Food City begins rebranding Chattanooga Bi-Lo stores

The Food City logo now fronts the former Bi-Lo store in Red Bank.
The Food City logo now fronts the former Bi-Lo store in Red Bank.
photo The Food City logo now fronts the former Bi-Lo store in Red Bank.
photo Food City Senior Vice President Jesse Lewis talks about new lower prices on many items Monday afternoon as employees work to ready the former Bi-Lo store in Red Bank.
photo Food City floral manager Kim Tooley works her display of Kalanchoe plants at the former Bi-Lo store in Red Bank.
photo Tri City Tile, of Bristol, employee's Bill Doss, right, and Jeff Doss, lower right, work to install new seafood casing inside Food City Monday in Red Bank.

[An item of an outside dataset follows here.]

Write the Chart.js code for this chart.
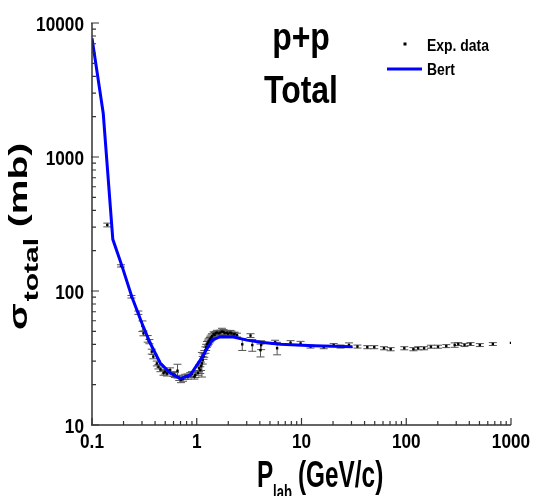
<!DOCTYPE html>
<html>
<head>
<meta charset="utf-8">
<script src="https://cdn.jsdelivr.net/npm/chart.js@4.4.1/dist/chart.umd.min.js"></script>
<style>
  html, body { margin: 0; padding: 0; background: #fff; }
  #wrap { width: 533px; height: 496px; }
</style>
</head>
<body>
<div id="wrap"><canvas id="ppTotal" width="533" height="496"></canvas></div>
<script>
// p+p total cross section vs lab momentum

// measured points: momentum (GeV/c), sigma (mb), error (mb)
const expP = [0.140, 0.189, 0.238, 0.277, 0.303, 0.310, 0.340, 0.353, 0.372, 0.385, 0.416, 0.431,
  0.450, 0.482, 0.500, 0.520, 0.557, 0.600, 0.620, 0.655, 0.680, 0.707, 0.740, 0.777, 0.820,
  0.867, 0.900, 0.950, 0.97, 1.03, 1.05, 1.08, 1.10, 1.12, 1.14, 1.16, 1.18, 1.21, 1.23, 1.25,
  1.28, 1.30, 1.33, 1.35, 1.38, 1.40, 1.45, 1.48, 1.52, 1.56, 1.62, 1.68, 1.74, 1.80, 1.85,
  1.95, 2.0, 2.09, 2.15, 2.25, 2.30, 2.42, 2.72, 3.26, 3.39, 4.06, 4.12, 5.6,
  5.85, 7.86, 9.8, 12.2, 16.3, 20.3, 23.6, 28.4, 34.2, 42.5, 49.5, 61.3, 71.0, 95.8, 117, 130,
  148, 172, 201, 241, 290, 314, 360, 410, 504, 671, 1000];
const expSigma = [311, 154, 90.6, 68.9, 54.8, 48.3, 44.0, 41.9, 35.3, 32.4, 28.8, 27.2,
  26.0, 24.5, 25.0, 24.2, 25.7, 24.0, 23.6, 25.4, 22.5, 21.7, 22.2, 22.9, 23.0,
  23.6, 24.0, 23.0, 23.6, 24.5, 26.5, 25.7, 27.5, 28.8, 30.5, 32.4, 34.0, 36.3, 38.0, 40,
  41.0, 42, 43.0, 44, 45.0, 46, 47.6, 47.0, 48.5, 48.9, 48.3, 49.0, 49.7, 49.5, 48.5,
  48.8, 48.0, 48.8, 48.2, 47.5, 47.8, 46.9, 40, 46.5, 39.5, 36.2, 39.5, 41.4,
  37.4, 41.1, 40.6, 38.5, 38.1, 39.5, 38.5, 39.5, 38.5, 38.1, 38.1, 37.4, 36.8, 37.4, 36.8, 37.4,
  37.4, 38.4, 38.4, 38.8, 39.5, 40.2, 39.5, 40.2, 39.5, 40.2, 41];
const expErr = [10, 3, 2, 2, 5, 2, 2.5, 1.5, 1.5, 1.2, 1.2, 1,
  1, 1, 1, 1, 1, 1, 1, 3, 1, 1, 1, 1, 1,
  1, 1, 1, 1, 1, 1.5, 1.5, 2, 6, 2, 1.5, 2, 2, 2, 2,
  2, 2, 2, 2, 2, 2, 2, 2, 1.5, 2, 2, 2, 3, 2, 2,
  2, 2, 2, 2, 1.5, 1.5, 1.5, 4, 1.5, 4, 4, 3, 1.5,
  4, 1.5, 1.5, 1, 1, 1, 1, 1.5, 1, 1, 1, 1, 1, 1, 1, 1,
  1, 1, 1, 1, 1.5, 1, 1, 1, 1, 1, 0];

// Bertini cascade calculation
const bertP = [0.1, 0.128, 0.158, 0.192, 0.240, 0.299, 0.359, 0.448, 0.557, 0.695, 0.867,
  1.08, 1.40, 1.68, 2.24, 3.02, 4.06, 6.30, 13.0, 30.7];
const bertSigma = [7700, 2120, 243, 156, 90.6, 57.7, 40.9, 29.0, 24.4, 22.2, 23.6,
  30.5, 43.0, 45.6, 45.3, 43.0, 41.4, 40.0, 39.1, 38.4];

const xDecades = [0.1, 1, 10, 100, 1000];
const yDecades = [10, 100, 1000, 10000];
const xTickLabels = ['0.1', '1', '10', '100', '1000'];
const yTickLabels = ['10', '100', '1000', '10000'];

const BASE = "'Liberation Sans', Arial, sans-serif";

// decade ticks plus the 2..9 minors between them
function logTicks(decades) {
  const out = [];
  decades.forEach((d, i) => {
    out.push({ value: d, major: true });
    if (i < decades.length - 1) {
      for (let k = 2; k <= 9; k++) out.push({ value: d * k, major: false });
    }
  });
  return out;
}

// bold Arial-like text, narrowed / stretched like the original artwork
function stretchedText(ctx, text, x, y, size, sx, sy, align) {
  ctx.save();
  ctx.translate(x, y);
  ctx.scale(sx, sy);
  ctx.font = `bold ${size}px ${BASE}`;
  ctx.textAlign = align || 'left';
  ctx.textBaseline = 'alphabetic';
  ctx.fillStyle = '#000';
  ctx.fillText(text, 0, 0);
  ctx.restore();
}

const decorations = {
  id: 'decorations',
  beforeDatasetsDraw(chart) {
    const { ctx, scales: { x, y } } = chart;
    ctx.save();
    ctx.strokeStyle = '#555';
    ctx.lineWidth = 1;
    expP.forEach((p, i) => {
      const e = expErr[i];
      if (!e) return;
      const px = x.getPixelForValue(p);
      const top = y.getPixelForValue(expSigma[i] + e);
      const bot = y.getPixelForValue(expSigma[i] - e);
      ctx.beginPath();
      ctx.moveTo(px, top); ctx.lineTo(px, bot);
      ctx.moveTo(px - 4, top); ctx.lineTo(px + 4, top);
      ctx.moveTo(px - 4, bot); ctx.lineTo(px + 4, bot);
      ctx.stroke();
    });
    ctx.restore();
  },
  afterDraw(chart) {
    const { ctx, chartArea: a, scales: { x, y } } = chart;
    ctx.save();
    // axis lines
    ctx.strokeStyle = '#333';
    ctx.lineWidth = 1.5;
    ctx.beginPath();
    ctx.moveTo(a.left, a.top); ctx.lineTo(a.left, a.bottom); ctx.lineTo(a.right, a.bottom);
    ctx.stroke();
    // inward ticks
    ctx.lineWidth = 1.2;
    ctx.beginPath();
    x.ticks.forEach(t => {
      const px = x.getPixelForValue(t.value);
      ctx.moveTo(px, a.bottom); ctx.lineTo(px, a.bottom - (t.major ? 7 : 4));
    });
    y.ticks.forEach(t => {
      const py = y.getPixelForValue(t.value);
      ctx.moveTo(a.left - (t.major ? 1 : 0), py); ctx.lineTo(a.left + (t.major ? 7 : 4), py);
    });
    ctx.stroke();
    ctx.restore();

    // decade labels
    xDecades.forEach((d, i) => {
      stretchedText(ctx, xTickLabels[i], x.getPixelForValue(d), 448, 21, 0.82, 1, 'center');
    });
    yDecades.forEach((d, i) => {
      stretchedText(ctx, yTickLabels[i], a.left - 8, y.getPixelForValue(d) + 7.5, 21, 0.82, 1, 'right');
    });

    // title block
    stretchedText(ctx, 'p+p', 301, 50, 39, 0.82, 1, 'center');
    stretchedText(ctx, 'Total', 301, 103, 39, 0.82, 1, 'center');

    // legend
    ctx.save();
    ctx.fillStyle = '#000';
    ctx.fillRect(403.5, 42.5, 3, 3);
    ctx.strokeStyle = '#0000ff';
    ctx.lineWidth = 3;
    ctx.beginPath();
    ctx.moveTo(387, 69); ctx.lineTo(422, 69);
    ctx.stroke();
    ctx.restore();
    stretchedText(ctx, 'Exp. data', 427, 51, 17, 0.82, 1, 'left');
    stretchedText(ctx, 'Bert', 427, 75, 17, 0.82, 1, 'left');

    // x axis title with subscript
    stretchedText(ctx, 'P', 257, 487, 28, 0.87, 1.35, 'left');
    stretchedText(ctx, 'lab', 273, 499, 15, 0.87, 1.35, 'left');
    stretchedText(ctx, '(GeV/c)', 298, 487, 28, 0.87, 1.35, 'left');

    // y axis title, rotated, with subscript
    ctx.save();
    ctx.rotate(-Math.PI / 2);
    // rotated frame: x runs up the page, y runs to the right
    const sx = 1.5;
    let pos = -330;
    ctx.font = `bold 26px ${BASE}`;
    const wSig = ctx.measureText('\u03c3').width * sx;
    stretchedText(ctx, '\u03c3', pos, 27, 26, sx, 1, 'left');
    pos += wSig + 2;
    ctx.font = `bold 20px ${BASE}`;
    const wSub = ctx.measureText('total').width * sx;
    stretchedText(ctx, 'total', pos, 38, 20, sx, 1, 'left');
    pos += wSub;
    stretchedText(ctx, ' (mb)', pos, 27, 26, sx, 1, 'left');
    ctx.restore();
  }
};

new Chart(document.getElementById('ppTotal'), {
  type: 'scatter',
  data: {
    datasets: [
      {
        label: 'Bert',
        type: 'line',
        data: bertP.map((p, i) => ({ x: p, y: bertSigma[i] })),
        borderColor: '#0000ff',
        borderWidth: 3,
        pointRadius: 0,
        tension: 0,
        fill: false,
        order: 0
      },
      {
        label: 'Exp. data',
        data: expP.map((p, i) => ({ x: p, y: expSigma[i] })),
        pointStyle: 'rect',
        pointRadius: 1.7,
        backgroundColor: '#000',
        borderColor: '#000',
        borderWidth: 0,
        order: 1
      }
    ]
  },
  options: {
    responsive: false,
    devicePixelRatio: 1,
    animation: false,
    layout: { padding: { left: 0, right: 22, top: 23, bottom: 0 } },
    plugins: {
      legend: { display: false },
      tooltip: { enabled: false }
    },
    scales: {
      x: {
        type: 'logarithmic',
        min: 0.1,
        max: 1000,
        grid: { display: false },
        border: { display: false },
        afterBuildTicks: (s) => { s.ticks = logTicks(xDecades); },
        afterFit: (s) => { s.height = 71; },
        ticks: { display: false }
      },
      y: {
        type: 'logarithmic',
        min: 10,
        max: 10000,
        grid: { display: false },
        border: { display: false },
        afterBuildTicks: (s) => { s.ticks = logTicks(yDecades); },
        afterFit: (s) => { s.width = 92; },
        ticks: { display: false }
      }
    }
  },
  plugins: [decorations]
});
</script>
</body>
</html>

Phase one of Food City's takeover of 29 Bi-Lo supermarkets has started in the Chattanooga area as the Abingdon, Va.-based grocer adds employees, cuts prices and looks to renovate stores.

Food City plans to hire 40 more employees at its Red Bank supermarket, which is one of the first of the former Bi-Lo stores undergoing rebranding, officials said Monday.

"We hired the vast majority of the Bi-Lo associates," said John Jones, Food City's executive vice president, about the 2,000-employee workforce in the area stores. "But our business model is probably more service driven. With service you need people. We're going to put the service in here that customers expect from a Food City store."

Also, as Food City puts in a strategy of product price cuts, that will drive more volume in its stores, he said.

"As you do more business, you need more people," Jones said.

Food City announced plans to buy the 29 Bi-Lo stores in late July.

The grocer, which is owned by K-VA-T Food Stores Inc., plans to reopen the Red Bank and Harrison stores on Wednesday as Food City units. The Hixson Pike store in Rivermont and another at 8530 Hixson Pike will debut a day later.

The other stores are expected to close for a few days over the next month or so on a staggered basis and then reopen as Food City units.

Jones said that plans already are in place to renovate the St. Elmo and Harrison stores.

"There will be numerous [renovations]," he said. "The first two major remodels will be those two."

The company said earlier it plans to invest over $40 million in capital improvements in the stores the first year.

Jesse Lewis, Food City's senior vice president and chief operations officer, said workers are building a service meat and seafood area at the Red Bank location, for example.

Employees are working around the clock since Sunday afternoon to prep the store, which includes bringing in fresh products for the Wednesday reopening, he said.

"All of the perishable product Bi-Lo had is gone," Lewis said.

In addition, the company is bringing in its private Food City brands, including offering so-called legacy products such as Lay's meats, Touchdown Franks and Kay's Ice Cream, he said.

Shoppers will see "major price reductions" in goods, Lewis said, in addition to weekly advertised specials.

Oscar Mayer bacon will drop by $3.50 a pound, a jug of Tide detergent will fall by $4 and a can of Maxwell House coffee will be trimmed by $3.50, he said.

"There's hundreds and hundreds of those across the store," Lewis said.

Additionally, Lewis cited Food City's produce section.

"Bi-Lo did some good stuff with some of the grown produce. We're pretty fanatical on it," he said.

The Food City official said the company works with farmers, giving them projections about what it can sell and they can grow, Lewis said.

"We actually know our farmers," he said.

Jones said the company is talking with its landlords about locations for fuel centers.

"We're aggressively looking to put gas stations up as soon as possible," he said.